Question

How do you find the exact value of $\cos 36$ using the sum and difference, double angle or half angle formulas?

Answer 1

Hint: We first take $\theta =36,A=18$ for the equation $2A=90-3A$. We take sine to use the formulas $\sin 2A=2\sin A\cos A$, $\cos 3A=4{{\cos }^{3}}A-3\cos A$, \[\cos 2\beta =1-2{{\sin }^{2}}\beta \]. We get the value of \[\sin 18=\dfrac{-1+\sqrt{5}}{4}\] which gives the value of $\cos 36$.

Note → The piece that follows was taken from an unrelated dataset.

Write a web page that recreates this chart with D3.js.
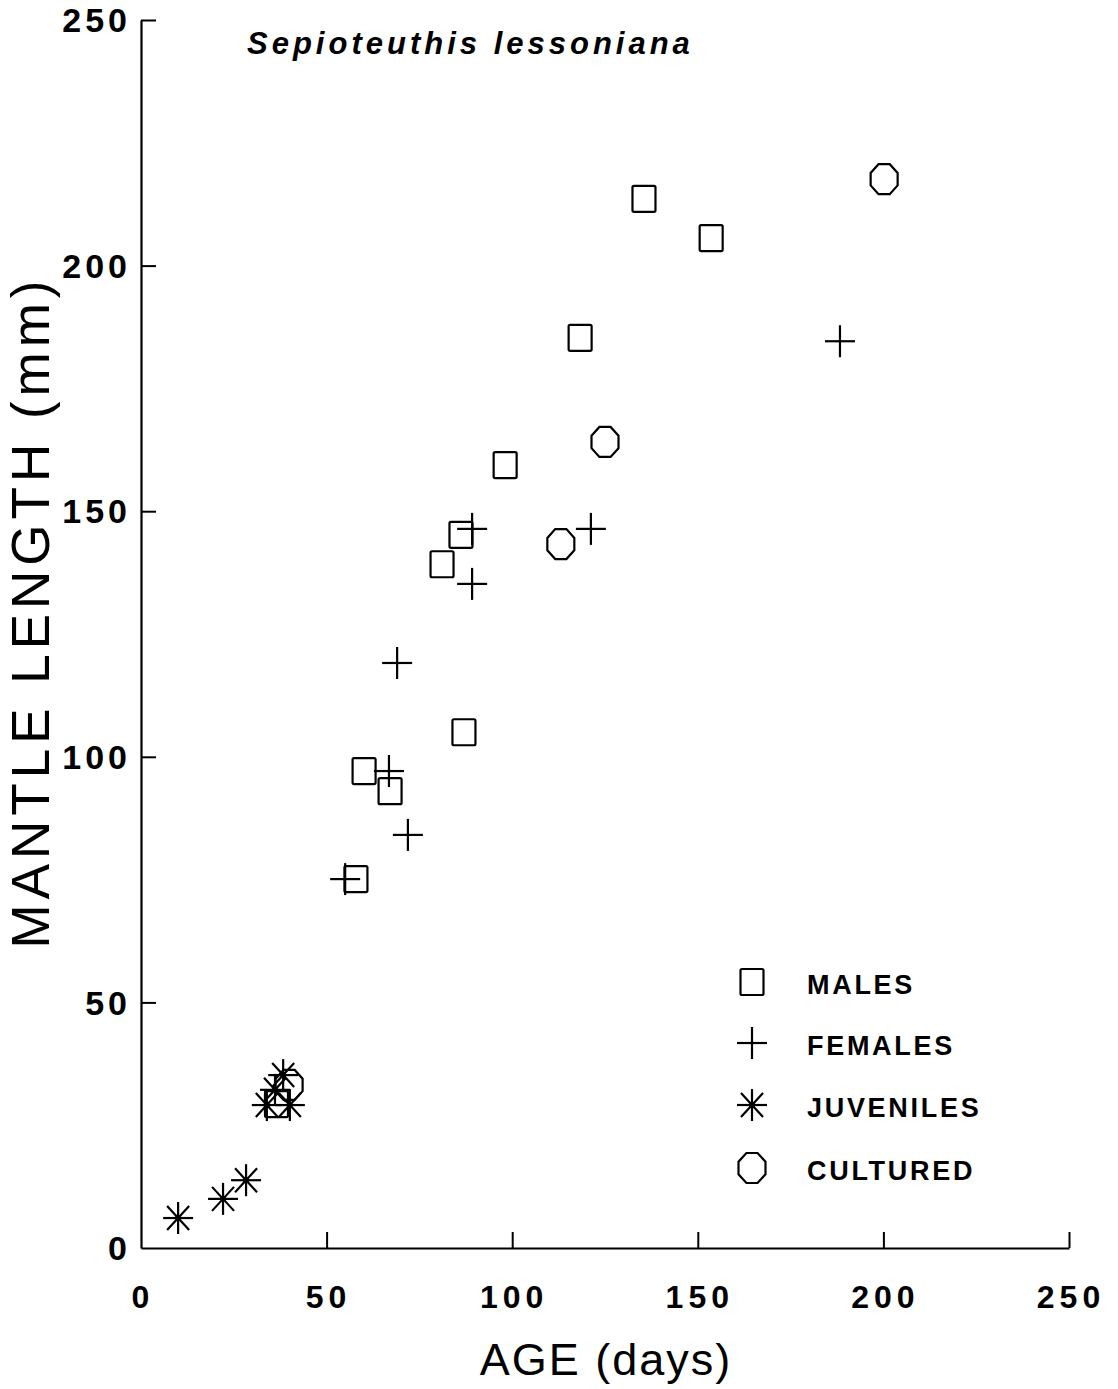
<!DOCTYPE html>
<html>
<head>
<meta charset="utf-8">
<script src="https://cdn.jsdelivr.net/npm/d3@7/dist/d3.min.js"></script>
<style>
  html, body { margin: 0; padding: 0; background: #fff; }
  svg { display: block; font-family: "Liberation Sans", Arial, sans-serif; }
</style>
</head>
<body>
<script>
// ---- data ----
const title = "Sepioteuthis lessoniana";
const xTitle = "AGE (days)";
const yTitle = "MANTLE LENGTH (mm)";
const xTicks = [0, 50, 100, 150, 200, 250];
const yTicks = [0, 50, 100, 150, 200, 250];

const seriesNames = ["MALES", "FEMALES", "JUVENILES", "CULTURED"];
const seriesSymbols = ["square", "plus", "asterisk", "octagon"];

const malesAge = [135.5, 153.6, 118.3, 98.1, 86.2, 81.1, 87.0, 60.1, 67.1, 57.9, 36.5];
const malesML  = [213.6, 205.6, 185.3, 159.4, 145.2, 139.2, 105.0, 97.1, 93.0, 75.1, 29.3];

const femalesAge = [188.3, 121.2, 89.2, 89.2, 69.0, 66.8, 71.9, 55.0];
const femalesML  = [184.6, 146.4, 146.4, 135.2, 119.1, 97.1, 84.1, 75.1];

const juvenilesAge = [10.0, 22.1, 28.3, 38.3, 36.1, 33.9, 40.1];
const juvenilesML  = [6.1, 10.0, 13.8, 35.2, 32.2, 29.1, 29.1];

const culturedAge = [200.2, 125.0, 113.1, 39.9];
const culturedML  = [217.6, 164.1, 143.3, 33.2];

const seriesAge = [malesAge, femalesAge, juvenilesAge, culturedAge];
const seriesML = [malesML, femalesML, juvenilesML, culturedML];

// ---- layout ----
const W = 1118, H = 1389;
const FONT = '"Liberation Sans", Arial, sans-serif';

const svg = d3.select("body").append("svg")
  .attr("width", W).attr("height", H);

const x = d3.scaleLinear().domain([0, 250]).range([141, 1069]);
const y = d3.scaleLinear().domain([0, 250]).range([1248, 20]);

// ---- symbol drawing ----
function drawSymbol(g, type, cx, cy) {
  const s = g.append("g").attr("transform", `translate(${cx},${cy})`)
    .attr("fill", "none").attr("stroke", "#000").attr("stroke-width", 2.2);
  if (type === "square") {
    s.append("rect").attr("x", -11.5).attr("y", -13).attr("width", 23).attr("height", 26)
      .attr("rx", 1.5);
  } else if (type === "plus") {
    s.append("line").attr("x1", -15).attr("x2", 15).attr("y1", 0).attr("y2", 0);
    s.append("line").attr("x1", 0).attr("x2", 0).attr("y1", -16).attr("y2", 16);
  } else if (type === "asterisk") {
    s.append("line").attr("x1", -15).attr("x2", 15).attr("y1", 0).attr("y2", 0);
    s.append("line").attr("x1", 0).attr("x2", 0).attr("y1", -16).attr("y2", 16);
    s.append("line").attr("x1", -11).attr("x2", 11).attr("y1", -12).attr("y2", 12);
    s.append("line").attr("x1", -11).attr("x2", 11).attr("y1", 12).attr("y2", -12);
    s.append("circle").attr("r", 3).attr("fill", "#000").attr("stroke", "none");
  } else if (type === "octagon") {
    const rx = 13.5, ry = 15;
    const pts = d3.range(8).map(i => {
      const a = Math.PI / 8 + i * Math.PI / 4;
      return [rx * Math.cos(a) / Math.cos(Math.PI / 8), ry * Math.sin(a) / Math.cos(Math.PI / 8)];
    });
    s.append("polygon").attr("points", pts.map(p => p.join(",")).join(" "));
  }
}

// ---- axes ----
const yAxis = d3.axisLeft(y).tickValues(yTicks.filter(v => v > 0)).tickSizeInner(-15).tickSizeOuter(0).tickPadding(0)
  .tickFormat(d3.format("d"));
const xAxis = d3.axisBottom(x).tickValues(xTicks.filter(v => v > 0)).tickSizeInner(-16).tickSizeOuter(0).tickPadding(0)
  .tickFormat(d3.format("d"));

const gy = svg.append("g").attr("transform", `translate(${x(0)},0)`).call(yAxis);
const gx = svg.append("g").attr("transform", `translate(0,${y(0)})`).call(xAxis);

[gx, gy].forEach(g => {
  g.select(".domain").attr("stroke", "#000").attr("stroke-width", 2.2);
  g.selectAll(".tick line").attr("stroke", "#000").attr("stroke-width", 2);
  g.selectAll(".tick text").remove();
});

// y tick labels
svg.append("g").selectAll("text").data(yTicks).join("text")
  .attr("x", 131).attr("y", d => y(d))
  .attr("dy", "0.36em")
  .attr("text-anchor", "end")
  .style("font-family", FONT).style("font-weight", "bold")
  .style("font-size", "34px").style("letter-spacing", "4px")
  .attr("fill", "#000")
  .text(d => d);

// x tick labels
svg.append("g").selectAll("text").data(xTicks).join("text")
  .attr("x", d => x(d) + 2).attr("y", 1308)
  .attr("text-anchor", "middle")
  .style("font-family", FONT).style("font-weight", "bold")
  .style("font-size", "32px").style("letter-spacing", "5px")
  .attr("fill", "#000")
  .text(d => d);

// axis titles
svg.append("text")
  .attr("x", 606).attr("y", 1375)
  .attr("text-anchor", "middle")
  .style("font-family", FONT).style("font-size", "45px").style("letter-spacing", "2px")
  .attr("fill", "#000")
  .text(xTitle);

svg.append("text")
  .attr("transform", "translate(49,612) rotate(-90)")
  .attr("text-anchor", "middle")
  .style("font-family", FONT).style("font-size", "53px").style("letter-spacing", "5px")
  .attr("fill", "#000")
  .text(yTitle);

// title
svg.append("text")
  .attr("x", 247).attr("y", 54)
  .style("font-family", FONT).style("font-weight", "bold").style("font-style", "italic")
  .style("font-size", "31px").style("letter-spacing", "4px")
  .attr("fill", "#000")
  .text(title);

// ---- data points ----
const plot = svg.append("g");
seriesNames.forEach((name, i) => {
  const pts = seriesAge[i].map((a, j) => ({ a, m: seriesML[i][j] }));
  const g = plot.append("g").attr("class", "series-" + name.toLowerCase());
  pts.forEach(p => drawSymbol(g, seriesSymbols[i], x(p.a), y(p.m)));
});

// ---- legend ----
const legendY = [982, 1043, 1105, 1168];
const legend = svg.append("g");
seriesNames.forEach((name, i) => {
  drawSymbol(legend, seriesSymbols[i], 752, legendY[i]);
  legend.append("text")
    .attr("x", 807).attr("y", legendY[i] + 12)
    .style("font-family", FONT).style("font-weight", "bold")
    .style("font-size", "27px").style("letter-spacing", "2.7px")
    .attr("fill", "#000")
    .text(name);
});
</script>
</body>
</html>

Complete step-by-step answer:
We need to find the value of $\cos 36$ using the sum and difference, double angle or half angle formulas.
We first assume $\theta =36,A=18$. Therefore, $5A=5\times 18=90$.
The equation gives $5A=90\Rightarrow 2A=90-3A$.
Now we take the trigonometric ratio sine on both sides $\sin 2A=\sin \left( 90-3A \right)$.
We know the formula of $\sin \left( 90-\alpha \right)=\cos \alpha $.
This gives $\sin 2A=\sin \left( 90-3A \right)=\cos 3A$.
Now we use the formulas of multiple angles where $\sin 2A=2\sin A\cos A$ and $\cos 3A=4{{\cos }^{3}}A-3\cos A$.
We put the values and get
\[\begin{align}
  & \sin 2A=\cos 3A \\
 & \Rightarrow 2\sin A\cos A=4{{\cos }^{3}}A-3\cos A \\
\end{align}\]
We take all the terms on one side and take $\cos A$ common and get
\[\begin{align}
  & 2\sin A\cos A-4{{\cos }^{3}}A+3\cos A=0 \\
 & \Rightarrow \cos A\left( 2\sin A-4{{\cos }^{2}}A+3 \right)=0 \\
\end{align}\]
We get multiplication of two terms as 0 which gives at least one of them has to be 0.
Now we know that $\cos A=\cos 18\ne 0$.
This gives \[\left( 2\sin A-4{{\cos }^{2}}A+3 \right)=0\].
We convert the term \[{{\cos }^{2}}A\] into \[{{\sin }^{2}}A\] using \[{{\cos }^{2}}A=1-{{\sin }^{2}}A\].
\[\begin{align}
  & 2\sin A-4{{\cos }^{2}}A+3=0 \\
 & \Rightarrow 2\sin A-4\left( 1-{{\sin }^{2}}A \right)+3=0 \\
 & \Rightarrow 2\sin A+4{{\sin }^{2}}A-1=0 \\
\end{align}\]
This is quadratic equation of $\sin A$ where we assume $x=\sin A$. We get \[4{{x}^{2}}+2x-1=0\].
We know for a general equation of quadratic $a{{x}^{2}}+bx+c=0$, the value of the roots of $x$ will be $x=\dfrac{-b\pm \sqrt{{{b}^{2}}-4ac}}{2a}$.
In the given equation we have \[4{{x}^{2}}+2x-1=0\]. The values of a, b, c are $4,2,-1$ respectively.
We put the values and get $x$ as \[x=\dfrac{-2\pm \sqrt{{{2}^{2}}-4\times \left( -1 \right)\times 4}}{2\times 4}=\dfrac{-2\pm \sqrt{20}}{8}=\dfrac{-1\pm \sqrt{5}}{4}\].
Therefore, \[x=\sin A=\sin 18=\dfrac{-1+\sqrt{5}}{4}\]. The value \[x=\dfrac{-1-\sqrt{5}}{4}\] is not considered as the value of $\sin 18>0$.
Now we use \[\cos 2\beta =1-2{{\sin }^{2}}\beta \]. Putting the value of
We get $\cos 36=1-2{{\sin }^{2}}18=1-2{{\left( \dfrac{-1-\sqrt{5}}{4} \right)}^{2}}=1-\dfrac{3-\sqrt{5}}{4}=\dfrac{1+\sqrt{5}}{4}$.
Therefore, the value of $\cos 36$ is $\dfrac{1+\sqrt{5}}{4}$.

Note: Although for elementary knowledge the principal domain is enough to solve the problem. But if mentioned to find the general solution then the domain changes to $-\infty \le x\le \infty $. In that case we have to use the formula $x=n\pi \pm a$ for $\cos \left( x \right)=\cos a$ where $0\le a\le \pi $.